Today all of these technologies exist, and most of them are highly accessible. Smartphone penetration in the most developed markets is at 70%+, the number of beacons installed in the US has grown from zero to 4 million in the last 5 years, and the cost of processing data in the cloud is almost at nothing. A few challenges remain, for example in the US only 40% of people have bluetooth enabled on their phones, but these will be resolved as more valuable use cases emerge.

In my view, the missing piece of the puzzle is a platform for accessing this network of sensors and beacons. From what I have seen, the public sector is furthest ahead here with data.gov in the US and data.gov.uk in the UK providing access to almost 250,000 datasets combined. But even this is more of an index than a platform, with data in many separate locations and formats.

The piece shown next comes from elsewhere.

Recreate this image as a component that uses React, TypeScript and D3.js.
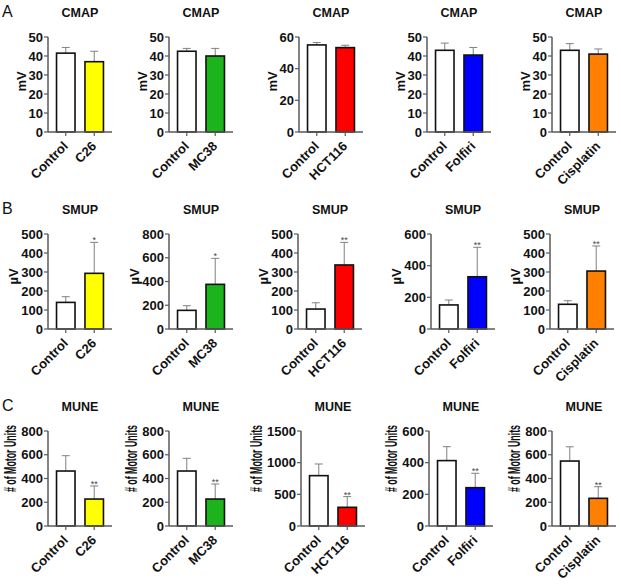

In the private sector, there is another hurdle: who owns the infrastructure, the sensors, beacons and data that they generate? I think that part of the hesitation companies have in giving access to their infrastructure and data, is the loss of competitive advantage with nothing in return. Think of the retailer whose competitor suddenly knows how its customers are shopping, or the independent restaurant whose chain competitor notices it has incredibly high footfall and opens up next door — what would drive them to open up this data for free?

I have met a number of companies trying to solve these challenges in different ways, including owning and installing large networks of sensors or beacons for a specific function themselves (slow and expensive, but gives them full control of data format and distribution), building partnerships one by one with sensor owners (slow as the owners are highly fragmented and each will have different requirements, and data formats are still a challenge) and building data brokerages (a proven business model, but harder to build into a scalable platform).

I think a successful solution here must have the following key features:

  • A flexible way to ingest data from any source and store it in a way that makes it easy to query and transform
  • Data discovery tools that allow developers to browse and compare sources
  • APIs to programatically access and manipulate data, along with relevant meta information
  • Methods for creating and subscribing to specific data feeds or event streams
  • Fine grained access and approval, with the option to grant access on a case by case basis
  • Enterprise level security controls and audit logs
  • A consistent way of indicating data quality and service levels so that publishers do not bare responsibility for uses of their data
  • Payment infrastructure that allows publishers to price and charge for data on consumption based model
  • The ability to combine data feeds and additional analysis and republish, inheriting privacy and other characteristics of the sources, and with a revenue sharing model

This is an ambitious system I admit, but I think that it would change the mindset of those who own this valuable infrastructure and data, making it more accessible and helping us secure the seamless interactivity of the future we have envisioned.